Al cabo de una semana fui proclamada oficialmente abadesa, y nuestro pequeño rebaño fue conocido como Hermanas de San Francisco de la Reina del Cielo. Mientras la vida mejoraba poco a poco en Carcasona, nuestra abadía creció, así como mi reputación de obradora de milagros. Una procesión de enfermos y lisiados, ciegos y desfigurados acudieron para recibir mi Toque. Curé a algunos cuando la Diosa me lo permitió. Creyentes ricos nos abrumaron con regalos, en forma de oro, caballos, viñedos y propiedades (no sé cómo me las hubiera arreglado sin la ayuda de la hermana novicia Úrsula Marie, la hija de un mercader ducha en contar monedas y llevar cuentas). Tantos hermanos y hermanas legos se ofrecieron a ayudarnos a cuidar de los enfermos, las cosechas y los animales, que las monjas pudimos dedicar más tiempo al estudio y la oración.

En cuanto a mí, la impaciencia de mi corazón se imponía a la razón. Dediqué menos tiempo a meditar en la forma de dominar mi temor, y me concentré en pensar cuándo debía empezar a buscar a mi Amado. Al cabo de un año, consciente de que el tiempo se estaba acabando, utilicé la magia que Geraldine me había enseñado para Soñar con él.

Cuan hermoso era (de facciones clásicas y firmes, como esculpidas por un artista de la antigua Roma), cuan valiente y bueno. Cuando le veía, debía esforzarme por no llorar de alegría.
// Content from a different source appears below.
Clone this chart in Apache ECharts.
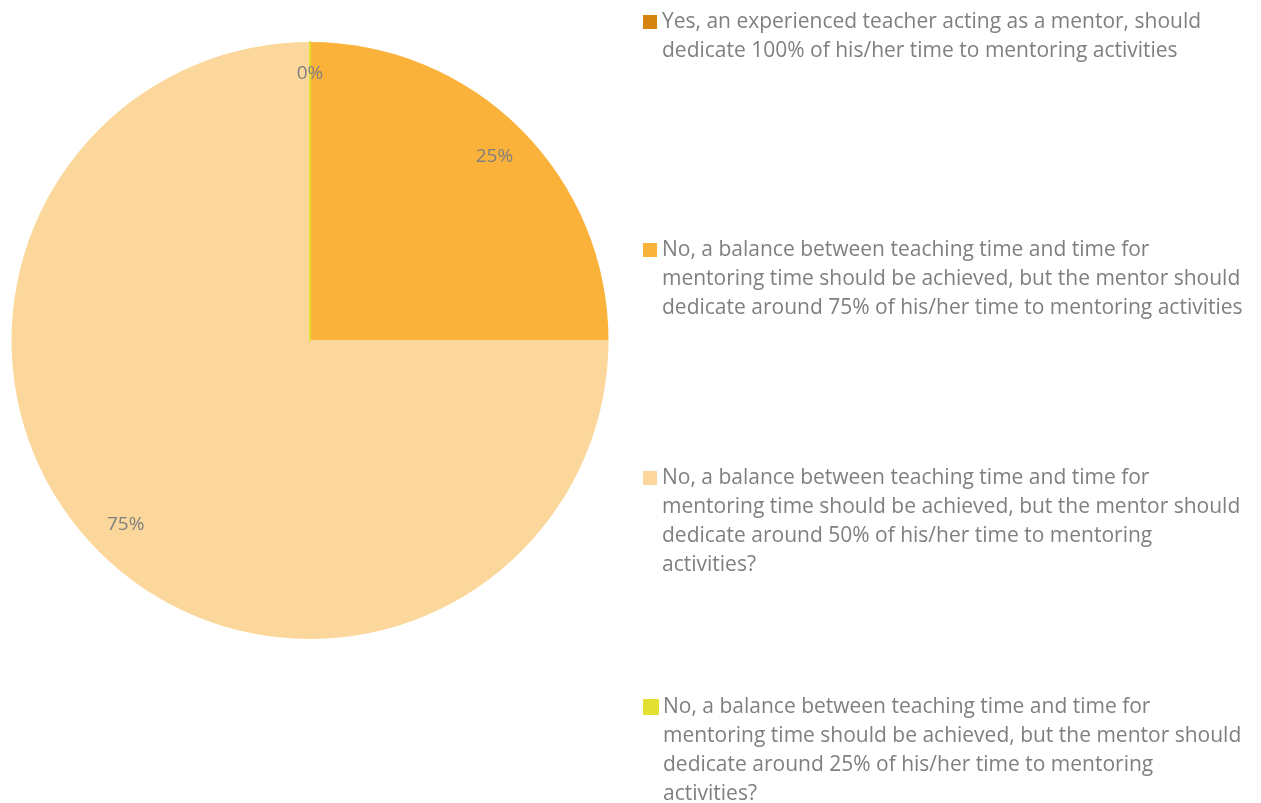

Plantaba cara en un cruce de caminos a dos hombres que yo había visto la noche de mi iniciación. Uno era el mago envuelto en sombras, con su enorme mano levantada para detener el golpe. El otro era un caballero, de tez y pelo como los de mi Amado. Su mano estaba extendida para ayudar, para guiar. Edouard, le llamé, pues sabía que servía a mi Amado como la madre Geraldine me había servido.